Asset deals: issues in connection with the Swiss Merger Act

June 2014  |  SPECIAL REPORT: MERGERS & ACQUISITIONS

Financier Worldwide Magazine

June 2014 Issue

June 2014 Issue


The Swiss Merger Act (MA) entered into force on 1 July 2004. One of its goals was to facilitate the transfer of assets and liabilities (e.g., a business or part of it). However, nearly 10 years after the coming into force of the MA several aspects of the law remain controversial. One of these aspects is of high importance for asset deals in Switzerland: how shall existing contracts with third parties – belonging to the transferred business segment – be treated? Our article outlines the current situation and indicates possible solutions.

Legal framework regarding the transfer of assets and liabilities under the MA (the ‘MA Transfer Regime’)

The MA covers mergers, demergers, conversions and the transfer of assets and liabilities. Its primary purpose is to facilitate the restructuring of companies via the aforementioned institutes. The incorporation of the transfer of assets and liabilities into the MA has to be seen in that context. As this institute is part of the MA, some argue that it should only be used for the restructuring of companies, i.e., to transfer a business or part of it. However, there being no explicit provision regarding the institute’s scope of use in the MA, others argue that the MA Transfer Regime allows for transfers of specific assets also in situations where there is no transfer of a business or business segment.

Transfer of assets and liabilities in one act

Prior to the existence of the MA, each asset had to be transferred by way of singular succession (Singularsukzession). The MA introduced a substantial alteration to the manner in which assets (and liabilities) can be transferred by introducing a concept allowing the transfer of a multiplicity of assets and liabilities in one act via the so-called partial universal succession (partielle Universalsukzession) whereby the general rules (in particular formal requirements) for the respective assets and liabilities do not have to be complied with.

Among other, the following requirements have to be met for such a partial universal succession: (i) a written transfer contract has to be concluded by the supreme managing or administrative bodies of both transferor company and transferee company (if parcels of real estate are transferred, the respective parts of the contract require a public deed); (ii) the transfer contract has to contain an inventory with the precise designation of the items of the assets and liabilities to be transferred; and (iii) the transfer has to be registered in the Commercial Register.

The transfer contract has to be submitted as evidence to the Commercial Register which is publicly accessible. As the inventory forms part of the transfer contract, it is also in the public domain. This can lead to problems regarding confidentiality and data protection in connection with contracts with third parties.

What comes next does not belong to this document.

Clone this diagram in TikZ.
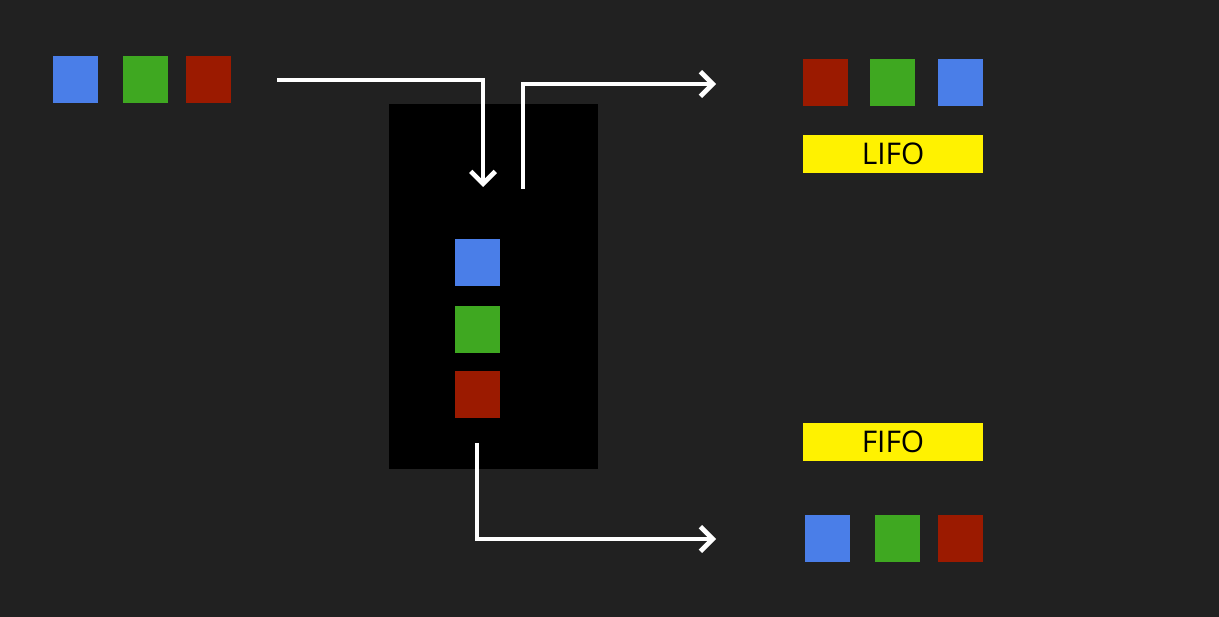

At least according to the practice of the Commercial Register of the Canton of Zurich, the requirement of an inventory with “precise designation of the items” is, in connection with the transfer of a business or a business segment, already fulfilled for contracts if they are determinable for third parties. Voices in the Swiss doctrine argue that confidential information can be paraphrased in the inventory. Hence, the problem regarding confidentiality and data protection is somewhat reduced.

According to Art. 73 para. 2 MA, the transfer of assets and liabilities shall become legally effective only upon entry in the Commercial Register, i.e., the entry in the Commercial Register has constitutive effect. As of that date, all assets and liabilities listed in the inventory are transferred by operation of law to the transferee company.

In comparison with a traditional asset deal (using the singular succession) the transfer of assets and liabilities under the MA (using the partial universal succession) seems advantageous. However, there still remains insecurity over whether contracts with third parties can be transferred by partial universal succession under the MA Transfer Regime without the consent of such third parties. It goes without saying that companies interested in using the MA Transfer Regime need to know for certain whether the relevant contracts are indeed transferred irrespective of the contractual third parties’ consent or not.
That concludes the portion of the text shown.